CIDER With Kirsty mixes masterful folk improvisation specialists The Ciderhouse Rebellion with much-lauded, New Forest-bred vocalist Kirsty Merryn.

The collaboration has even extended to an album, The Devil’s On The Mast, which came out last summer. This provided the basis of the performance.

It tells tales of hidden lives that were the historic heartbeat of the country, the ‘wreckers and smugglers, midwives and landladies, snake-catchers and nightmen’.

And, given that the Ciderhouse duo of Adam Summerhayes, fiddle, and Murray Grainger, accordion, describe themselves, among other assets, as ‘occasionally unhinged’, what’s not to like.

Especially so, as Kirsty, who has opened for the likes of Show of Hands, Richard Thompson and numbers Phil Beer, Sam Kelly and Ben Walker as album friends, has a beautifully clear voice and is naturally set for greater things.

The Ciderhouse boys, together as a unit for just four years but with decades of experience, already have five albums behind them. They tend to spontaneously play what they are feeling, concocting unique experiences.

Thus, we strapped ourselves in and awaited some music of the moment.

A small, but enthusiastic audience greeted the trio; Kirsty, slight and in the folk ‘uniform’ of floaty maxi dress and DMs standing centre, flanked by Adam and Murray, both mostly in black.

Interestingly for a folk duo, Adam, a dead spit for actor Simon Farnaby (Detectorists, Ghosts) and the more voluble of the pair, and Murray, a slight resemblance to Willie Rushton in both voice and mannerisms, each played the same instrument all evening. No rack of spares for this pair and therefore no incessant tuning.

The pair had recently returned from Uzbekistan, where they had somehow ended up representing Britain in a music contest, with their arduous 40-hour journey home from Tashkent sure to provide the inspiration for future music.

Cider With Kirsty, as ever on such occasions, gave us the tales behind the songs as they played most, if not all, of The Devil’s On The Mast. Given this writer’s unfamiliarity with the material it was impossible to tell if they were improvising or not. Maybe that’s for the best.

The fiddle/accordion combination proved perfect for the occasion with the musicians aurally sculpting sounds behind the pure vocals of Kirsty. And they certainly knew how to end a song with impact, long finishes extracting every last note from their instruments.

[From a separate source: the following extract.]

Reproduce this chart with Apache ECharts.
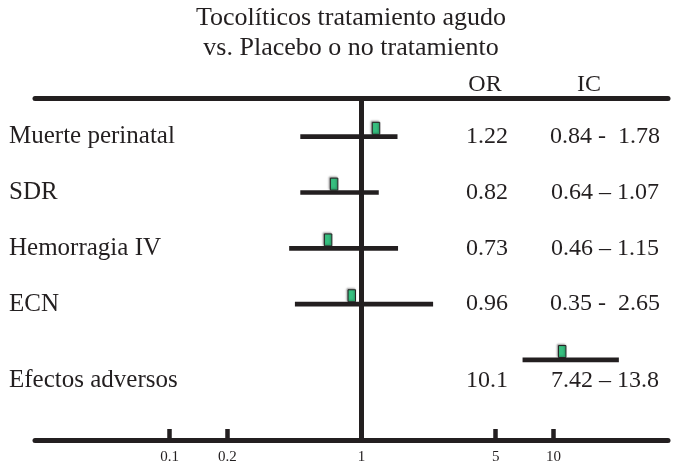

We had songs about the old knocker-uppers (Knock Four Times), a tune from the perspective of deadly nightshade (Belladonna), smuggling villages and an excise man (No Grass Grows On His Grave) and the two-track sad tale of a Scottish midwife convicted of witchery (The Ballad of Agnes Sampson/The Prayer of Agnes Sampson).

As ever, murder and misery was a major contributor to the album, recorded on the North York Moors, but Kirsty’s Forest roots came to the fore with Brusher Mills, the story of the famous Brockenhurst snake catcher (he caught 30,000 in 18 years) who died in 1905 while living in an outhouse at the village’s Railway Inn (now the Snakecatcher), incidentally the same pub where Adam said he first tasted beer.

The perils and rewards of being a gongfarmer (look it up) and lost rings in Elizabethan times was recalled in the upbeat The Queen And The Nightman, while the doldrums came to the fore on Becalmed, before a Yates’ poem was the basis of The Song Of The Old Mother, which, typically, saw the threesome end on a minor key.